The primary disadvantages of a Contextual Bandit compared to a Multi-Armed Bandit are the lack of convergence and the potential for overfitting to training data. Statsig uses regression formats (ridge, normalized logistic regression, and others) that deliberately omit low-signal predictors to reduce overfitting.

Contextual bandit models may also not capture complex feature interactions that a more complex model (such as a well-tuned GBDT or neural network) can exploit. Contextual bandits are a useful personalization tool, but aren't likely to outperform a dedicated ML team.

Methodology

Samples required

Contextual Bandits can start personalizing with very few samples (tens of samples). Initial traffic is mostly used for exploration.

Attribution

Statsig attributes outcomes by joining the target event to downstream events within the attribution window. For metadata-based contextual bandits, Statsig uses the first observed event by logging timestamp.

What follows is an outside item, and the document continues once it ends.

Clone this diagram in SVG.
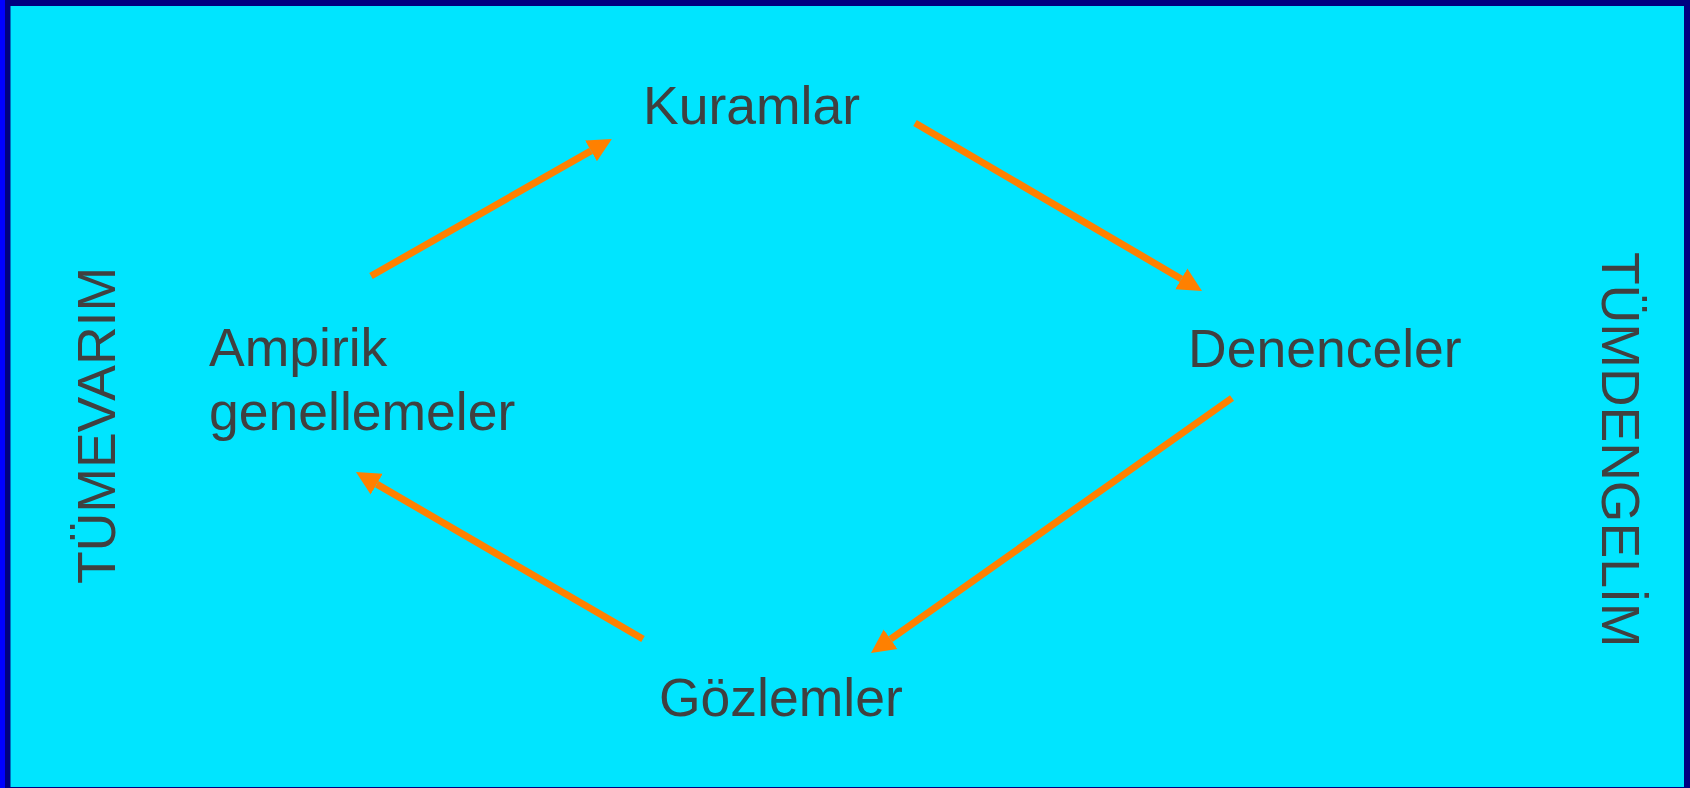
<svg xmlns="http://www.w3.org/2000/svg" width="1690" height="788" viewBox="0 0 1690 788">
  <style>
    .lbl { font-family: "Liberation Sans", Arial, sans-serif; font-size: 53.5px; fill: #404040; }
    .conn { stroke: #FF8000; stroke-width: 7; fill: none; stroke-linecap: butt; }
  </style>
  <defs>
    <marker id="head" markerUnits="userSpaceOnUse" markerWidth="26" markerHeight="26" viewBox="0 -13 26 26" refX="0" refY="0" orient="auto">
      <path d="M0,-12 L24,0 L0,12 Z" fill="#FF8000"/>
    </marker>
  </defs>
  <g id="frame">
    <rect x="0" y="0" width="1690" height="788" fill="#000080"/>
    <rect x="0" y="0" width="5" height="788" fill="#0000FF"/>
    <rect x="10.5" y="6" width="1673.5" height="781" fill="#00E5FF"/>
  </g>
  <g id="connectors">
    <line class="conn" x1="371" y1="276" x2="591" y2="150.9" marker-end="url(#head)"/>
    <line class="conn" x1="915" y1="123" x2="1181.3" y2="278.9" marker-end="url(#head)"/>
    <line class="conn" x1="1232" y1="398" x2="890.6" y2="639.2" marker-end="url(#head)"/>
    <line class="conn" x1="643" y1="639" x2="376.7" y2="484.1" marker-end="url(#head)"/>
  </g>
  <g id="kuramlar"><text class="lbl" x="643" y="124">Kuramlar</text></g>
  <g id="denenceler"><text class="lbl" x="1188" y="367">Denenceler</text></g>
  <g id="gozlemler"><text class="lbl" x="659" y="716">Gözlemler</text></g>
  <g id="ampirik"><text class="lbl" x="209" y="366">Ampirik<tspan x="209" y="430">genellemeler</tspan></text></g>
  <g id="tumevarim"><text class="lbl" transform="translate(115,584) rotate(-90)">TÜMEVARIM</text></g>
  <g id="tumdengelim"><text class="lbl" transform="translate(1602,252) rotate(90)">TÜMDENGELİM</text></g>
</svg>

For binary bandits (did an event happen), the flag is 1/0 based on whether there are more than 0 events during the attribution window.

If running multiple bandits, there's currently no cross-bandit attribution logic. If multiple bandits share the same outcome event in their attribution window, all bandits count that event as part of their outcome space.

Exploration

During the explore period, Statsig assigns all units a random variant. After the explore period, a small portion of traffic still receives a managed "Explore" (random) variant to keep the model from becoming stale. This decreases to a terminal 1% based on timeline and samples observed. Statsig distributes explore traffic inversely to the current distribution, so "rare" variants are up-sampled. Underperforming variants are therefore over-represented in exploration to give them a chance to improve.

Exploration assignments appear in the log stream with :explore appended.